Volatility Playbook: 3 Lessons on How to Trade Headline-Driven Markets

Published 06/03/2025, 13:38
Updated 06/03/2025, 14:48

Lately, volatility has been off the charts. We’re seeing triple-digit swings in stocks, and the market is getting a real taste of the wild ride that comes with a president who makes game-changing announcements almost daily. These moves don’t just shake up the U.S. economy—they send ripples across global markets.

If there’s one thing to take away from the past few weeks, it’s that volatility isn’t going anywhere. Learning how to navigate these unpredictable markets is no longer optional—it’s a necessity.

Having lived through more than a few chaotic market cycles, I’ve picked up some hard-earned lessons. And let me tell you, trading during extreme volatility is nothing like those YouTube videos promising you can turn $500 into a million overnight.

Markets don’t move smoothly from one level to another. Volatility is more like the famous Mike Tyson quote:

“Everyone has a plan until they get punched in the face.”

Lesson #1: Reduce Your Size

If you’re trading leveraged products like Forex or CFDs, you can lose half your account in minutes during fast markets. If you are trading prop accounts, your drawdown limits could be hit quickly. That’s why rule number one is simple: cut your position size.

Yes, I’m serious. It may feel ridiculous to trade micro contracts for example, but trust me—it’s the best decision you’ll make when markets go haywire.

Sure, there are traders out there who thrive in volatility, raking in massive gains by increasing size at the right moment. But let’s be real: You’re probably not one of them. Most traders think they’re the next George Soros, but in reality, we’re all just George Costanza—panicking, second-guessing, and getting whipsawed into oblivion.

Unless you’re trading at micro size, your account might not make it past lunchtime.

Lesson #2: Widen Your Stops and Targets

Fast-moving markets require bigger stops and wider targets. A good rule of thumb: for every 1% move beyond the average daily range, widen your stops and targets by 0.5x.

For example:
If the stock market’s normal daily range is 1% but swings to 5%, your stops and targets need to expand by a factor of 2.5.

This isn’t a perfect science, but like duct tape, it works well enough to keep you in the game.

Lesson #3: Turn OFF Your Robot EAs

Retail trading robots or EAs aren’t built for high-volatility markets.
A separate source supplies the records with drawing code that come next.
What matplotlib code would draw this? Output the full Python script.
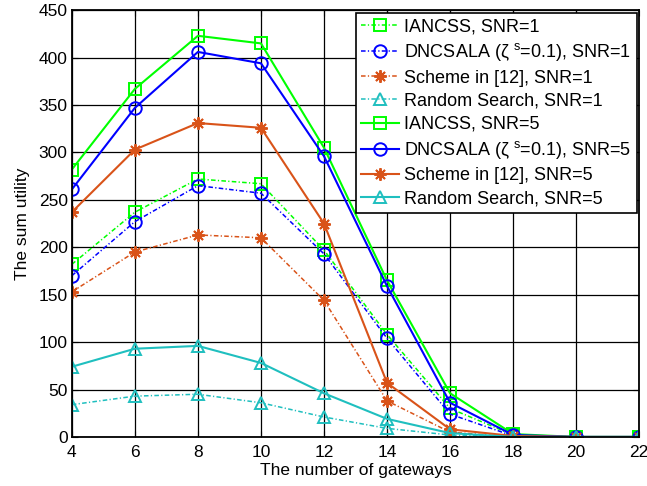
import matplotlib
matplotlib.use('Agg')
import matplotlib.pyplot as plt

gateways = [4, 6, 8, 10, 12, 14, 16, 18, 20, 22]

iancss_snr1 = [182, 237, 272, 267, 197, 108, 30, 2, 0, 0]
dncsala_snr1 = [170, 227, 265, 257, 193, 104, 24, 1, 0, 0]
scheme_snr1 = [153, 195, 213, 210, 144, 38, 5, 0, 0, 0]
random_snr1 = [34, 43, 45, 36, 21, 9, 2, 0, 0, 0]

iancss_snr5 = [282, 367, 423, 415, 305, 165, 46, 3, 0, 0]
dncsala_snr5 = [261, 347, 406, 394, 296, 159, 36, 2, 0, 0]
scheme_snr5 = [237, 303, 331, 326, 225, 57, 8, 1, 0, 0]
random_snr5 = [74, 93, 96, 78, 46, 19, 4, 0, 0, 0]

labels = [
    'IANCSS, SNR=1',
    'DNCSALA (ζ $^{s}$=0.1), SNR=1',
    'Scheme in [12], SNR=1',
    'Random Search, SNR=1',
    'IANCSS, SNR=5',
    'DNCSALA (ζ $^{s}$=0.1), SNR=5',
    'Scheme in [12], SNR=5',
    'Random Search, SNR=5',
]

green = '#00ff00'
blue = '#0000ff'
orange = '#d95319'
cyan = '#1fbfbf'

plt.rcParams['font.family'] = ['Liberation Sans', 'DejaVu Sans']
plt.rcParams['mathtext.fontset'] = 'custom'
plt.rcParams['mathtext.rm'] = 'Liberation Sans'
plt.rcParams['mathtext.it'] = 'Liberation Sans'

fs = 12.5

fig, ax = plt.subplots(figsize=(6.47, 4.86), dpi=100)
fig.subplots_adjust(left=0.111, right=0.988, top=0.979, bottom=0.101)

dashdot = (0, (3, 1.5, 0.8, 1.5))
series = [
    (iancss_snr1, green, 's', dashdot, 1.1, 8),
    (dncsala_snr1, blue, 'o', dashdot, 1.1, 9),
    (scheme_snr1, orange, (8, 2, 0), dashdot, 1.1, 9),
    (random_snr1, cyan, '^', dashdot, 1.1, 9),
    (iancss_snr5, green, 's', '-', 1.5, 8),
    (dncsala_snr5, blue, 'o', '-', 1.5, 9),
    (scheme_snr5, orange, (8, 2, 0), '-', 1.5, 9),
    (random_snr5, cyan, '^', '-', 1.5, 9),
]
for (vals, col, mk, ls, lw, ms), lab in zip(series, labels):
    ax.plot(gateways, vals, color=col, marker=mk, linestyle=ls, linewidth=lw,
            markersize=ms, markerfacecolor='none', markeredgecolor=col,
            markeredgewidth=1.4, label=lab)

ax.set_xlim(4, 22)
ax.set_ylim(0, 450)
ax.set_xticks(range(4, 23, 2))
ax.set_yticks(range(0, 451, 50))
ax.grid(True, color='black', linewidth=0.9)
ax.set_axisbelow(True)
ax.tick_params(direction='in', labelsize=fs, top=True, right=True, length=4)
ax.tick_params(axis='x', pad=6)
ax.tick_params(axis='y', pad=3)
for sp in ax.spines.values():
    sp.set_linewidth(1.3)
ax.set_xlabel('The number of gateways', fontsize=fs, labelpad=2)
ax.set_ylabel('The sum utility', fontsize=fs, labelpad=6)

leg = ax.legend(loc='upper right', fontsize=13, handlelength=2.1, handletextpad=0.25,
                labelspacing=0.34, borderpad=0.3, borderaxespad=0.15, fancybox=False,
                framealpha=1, edgecolor='black')
leg.get_frame().set_linewidth(1.2)

fig.savefig('out.png', dpi=100)
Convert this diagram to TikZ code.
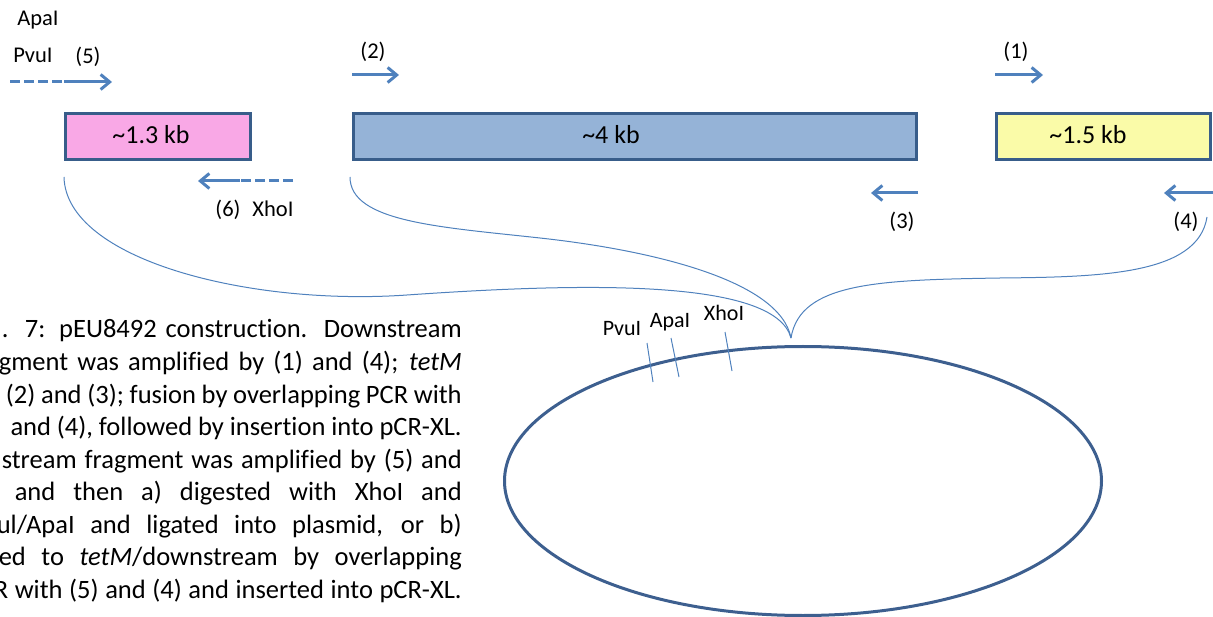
\documentclass[tikz,border=0pt]{standalone}
\usepackage{fontspec}
\setmainfont{Carlito}[Ligatures=NoCommon]
\usetikzlibrary{arrows.meta,shapes.geometric}
\definecolor{arrowblue}{HTML}{4F81BD}
\definecolor{boxborder}{HTML}{385D8A}
\definecolor{pinkfill}{HTML}{F9A8E6}
\definecolor{bluefill}{HTML}{95B3D7}
\definecolor{yellowfill}{HTML}{FAFBA8}
\definecolor{plasmidcol}{HTML}{3D5F8F}
\newcommand{\jline}[2]{\hbox to #1{\hskip 0pt minus 80pt\relax #2}}
\begin{document}
\begin{tikzpicture}[x=1pt,y=-1pt,
  fragbox/.style={draw=boxborder, line width=3pt, minimum height=46pt, inner sep=0pt, outer sep=0pt},
  boxtxt/.style={font=\fontsize{26}{30}\selectfont, inner sep=0pt, anchor=base},
  primer/.style={draw=arrowblue, line width=3pt, -{Straight Barb[length=9pt,width=15pt]}},
  tailline/.style={draw=arrowblue, line width=3pt, dash pattern=on 10pt off 4pt},
  lbl/.style={font=\fontsize{22.5}{27}\selectfont, inner sep=0pt, anchor=base},
  sitelbl/.style={font=\fontsize{22}{26}\selectfont, inner sep=0pt, anchor=base},
  curve/.style={draw=arrowblue, line width=1pt},
  sitetick/.style={draw=arrowblue, line width=1pt},
  captxt/.style={font=\fontsize{26.5}{32}\selectfont, inner sep=0pt, anchor=base east}
]
\useasboundingbox (0,0) rectangle (1213,617);
\clip (0,0) rectangle (1213,617);

% fragments
\node[fragbox, fill=pinkfill, minimum width=185pt] (pink) at (158,136.5) {};
\node[fragbox, fill=bluefill, minimum width=563pt] (blue) at (635,136.5) {};
\node[fragbox, fill=yellowfill, minimum width=214pt] (yellow) at (1103.5,136.5) {};
\node[boxtxt] (pinktxt) at (151,144) {\textasciitilde1.3 kb};
\node[boxtxt] (bluetxt) at (611,144) {\textasciitilde4 kb};
\node[boxtxt] (yellowtxt) at (1088,144) {\textasciitilde1.5 kb};

% primers
\coordinate (p5d) at (10,82);
\coordinate (p5s) at (64,82);
\coordinate (p5e) at (112,82);
\draw[tailline] (p5d) -- (p5s);
\draw[primer] (p5s) -- (p5e);

\coordinate (p6d) at (293,181);
\coordinate (p6s) at (240,181);
\coordinate (p6e) at (198,181);
\draw[tailline] (p6d) -- (p6s);
\draw[primer] (p6s) -- (p6e);

\coordinate (p2s) at (352,75);
\coordinate (p2e) at (399,75);
\draw[primer] (p2s) -- (p2e);

\coordinate (p3s) at (918,193);
\coordinate (p3e) at (871,193);
\draw[primer] (p3s) -- (p3e);

\coordinate (p1s) at (995,75);
\coordinate (p1e) at (1043,75);
\draw[primer] (p1s) -- (p1e);

\coordinate (p4s) at (1213,193);
\coordinate (p4e) at (1164,193);
\draw[primer] (p4s) -- (p4e);

% primer labels
\node[lbl] (lapa) at (38,26) {ApaI};
\node[lbl] (lpvu) at (33,63) {PvuI};
\node[lbl] (l5) at (88,64) {(5)};
\node[lbl] (l6) at (228,217) {(6)};
\node[lbl] (lxho) at (273,217) {XhoI};
\node[lbl] (l2) at (373,58.5) {(2)};
\node[lbl] (l1) at (1016,59) {(1)};
\node[lbl] (l3) at (902,229) {(3)};
\node[lbl] (l4) at (1186,229) {(4)};

% plasmid
\node[draw=plasmidcol, line width=3pt, ellipse, minimum width=597pt, minimum height=269pt, inner sep=0pt] (plasmid) at (803,481) {};
\draw[sitetick] (647,343) -- (653,382);
\draw[sitetick] (671,338) -- (679,377);
\draw[sitetick] (725,332) -- (732,371);
\node[sitelbl] (spvu) at (622,336) {PvuI};
\node[sitelbl] (sapa) at (670,328) {ApaI};
\node[sitelbl] (sxho) at (724,321) {XhoI};

% connecting curves
\coordinate (junction) at (791,338);
\coordinate (cpink) at (64,177);
\coordinate (cblue) at (350,177);
\coordinate (cyellow) at (1207,217);
\draw[curve] (cpink) .. controls (66,260) and (250,306) .. (407,295)
  .. controls (580,283) and (775,278) .. (junction);
\draw[curve] (cblue) .. controls (350,222) and (440,227) .. (540,238)
  .. controls (650,250) and (780,280) .. (junction);
\draw[curve] (cyellow) .. controls (1198,275) and (1100,277) .. (1000,278)
  .. controls (880,280) and (800,282) .. (junction);

% caption
\node[captxt] (c1) at (462,338) {\jline{460pt}{. 7: pEU8492 construction. Downstream}};
\node[captxt] (c2) at (462,370.5) {\jline{463pt}{gment was amplified by (1) and (4); \textit{tetM}}};
\node[captxt] (c3) at (462,403) {\jline{444pt}{(2) and (3); fusion by overlapping PCR with}};
\node[captxt] (c4) at (462,435.5) {\jline{447pt}{and (4), followed by insertion into pCR-XL.}};
\node[captxt] (c5) at (462,468) {\jline{460pt}{stream fragment was amplified by (5) and}};
\node[captxt] (c6) at (462,500.5) {\jline{447pt}{and then a) digested with XhoI and}};
\node[captxt] (c7) at (462,533) {\jline{465pt}{ul/ApaI and ligated into plasmid, or b)}};
\node[captxt] (c8) at (462,565.5) {\jline{463pt}{ed to \textit{tetM}/downstream by overlapping}};
\node[captxt] (c9) at (462,598) {\jline{468pt}{R with (5) and (4) and inserted into pCR-XL.}};
\end{tikzpicture}
\end{document}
Even if they pick the right direction, they’ll often get stopped out before the trade has a chance to work.

There’s nothing worse than watching your robot stop you out five times in a row—on trades that should have made you money. It’s a special kind of torture that only extreme markets can deliver.

When things get crazy, trading becomes less of a strategic game and more of a high-frequency trading pinball machine. Ironically, when machines take over the market, the best move is to turn yours off.

Volatile markets aren’t the time to show off. The glory is short-lived, the wins fleeting, and the losses brutal. Survival should be your number one goal.

You’ll walk away feeling much better if you make it through the storm unscathed—rather than trying to be a hero and getting wiped out in the process.

Stay smart, stay disciplined, and most importantly—stay in the game.